I’ve just arrived home after completing an exam worth 40% of my final grade in a unit which I’m sure to fail because my lecturer and tutor consider me far too ‘opinionated’. Ironically, the unit is based on pedagogy (yes, that wanky term again) and the relevance of assessment.
Throughout the unit, we’ve focused on the importance of assessments and social constructivism (for those who have no idea what that is, I wrote a blog about it, check it out here). Basically there is this dude called Lev Vygotsky, his theory of teaching is that students learn on two levels, first on a social level whether students can discuss and share information therefore furthering their initial knowledge.
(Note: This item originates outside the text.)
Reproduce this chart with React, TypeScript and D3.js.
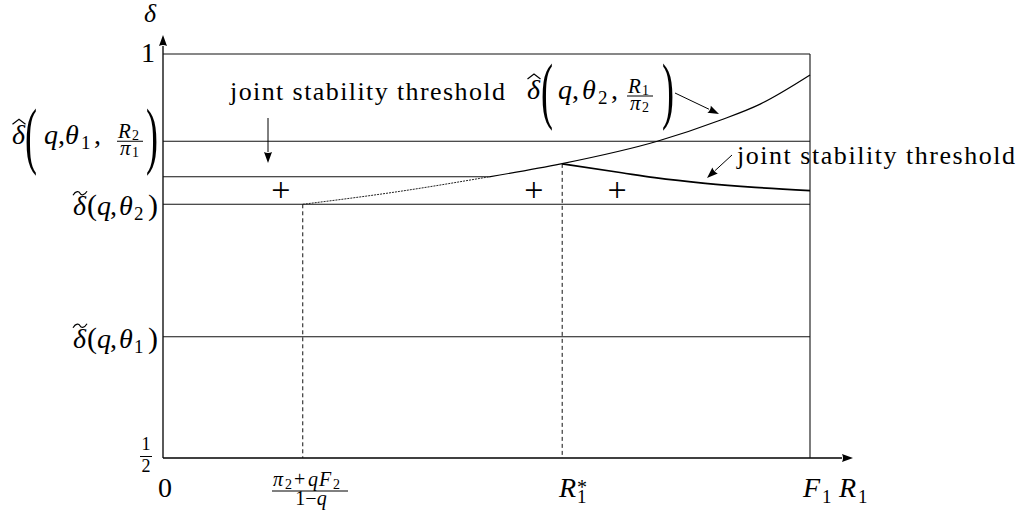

The second level is an individual or independent stage whereby the student has the opportunity to recall information and learn it so that it is made relevant to them as well as memorable.
This is all sunshine and lollipops obviously, however the little bit hidden in the fine print is that social constructivism focuses on making (authentic) assessments engaging and relevant to real life experiences for future careers or life choices.
Now you’ll notice I said “(authentic) assessments”. Authentic assessments are exactly what we’re been performing in this unit, writing lesson plans and programming – both completely 100% relevant to our future as a teacher/educator.
I fail to see why if we’re pushing forward into this idea of education as a means of social understanding and group work, that we are stuck in the past understaking (traditional) assessments. A traditional assessment for those wondering is a written or oral test where a student recalls and regurgitates information for a teacher who has a scaffold answer they are rewarding marks for.
Therefore, to continue this rant/blog, I again question, if we (education uni students) are encouraged to be making assessments of a higher level of thought (refer to Bloom’s Taxonomy) and making it engaging and relevant, why am I forced to sit in a lecture room with 150 other people – freezing with the air conditioning on and boiling with it off – to write down 13 weeks worth of information in the space of two hours.
What have I achieved by performing this task?
What experience have I learnt and will now go and share with my peers?
I also have to ask, if this ‘death of education, birth of student centred learning’ is in fact true, then what will happen to the HSC (Higher School Certificate [NSW]) or the major examinations at the end of grade schools?
Is having students sit numerous exams which is marked purely on content and not creativity or practicality really futuristic? Do I just like asking a lot of rhetorical questions because I don’t know the answer? Yes (irony!)
I plan on leaving this blog here. It is rather short I know (and rather passionate), but I would love to hear what your thoughts are on the relevance and/or importance of examinations testing how well a student can retell information under the pressure of an examination.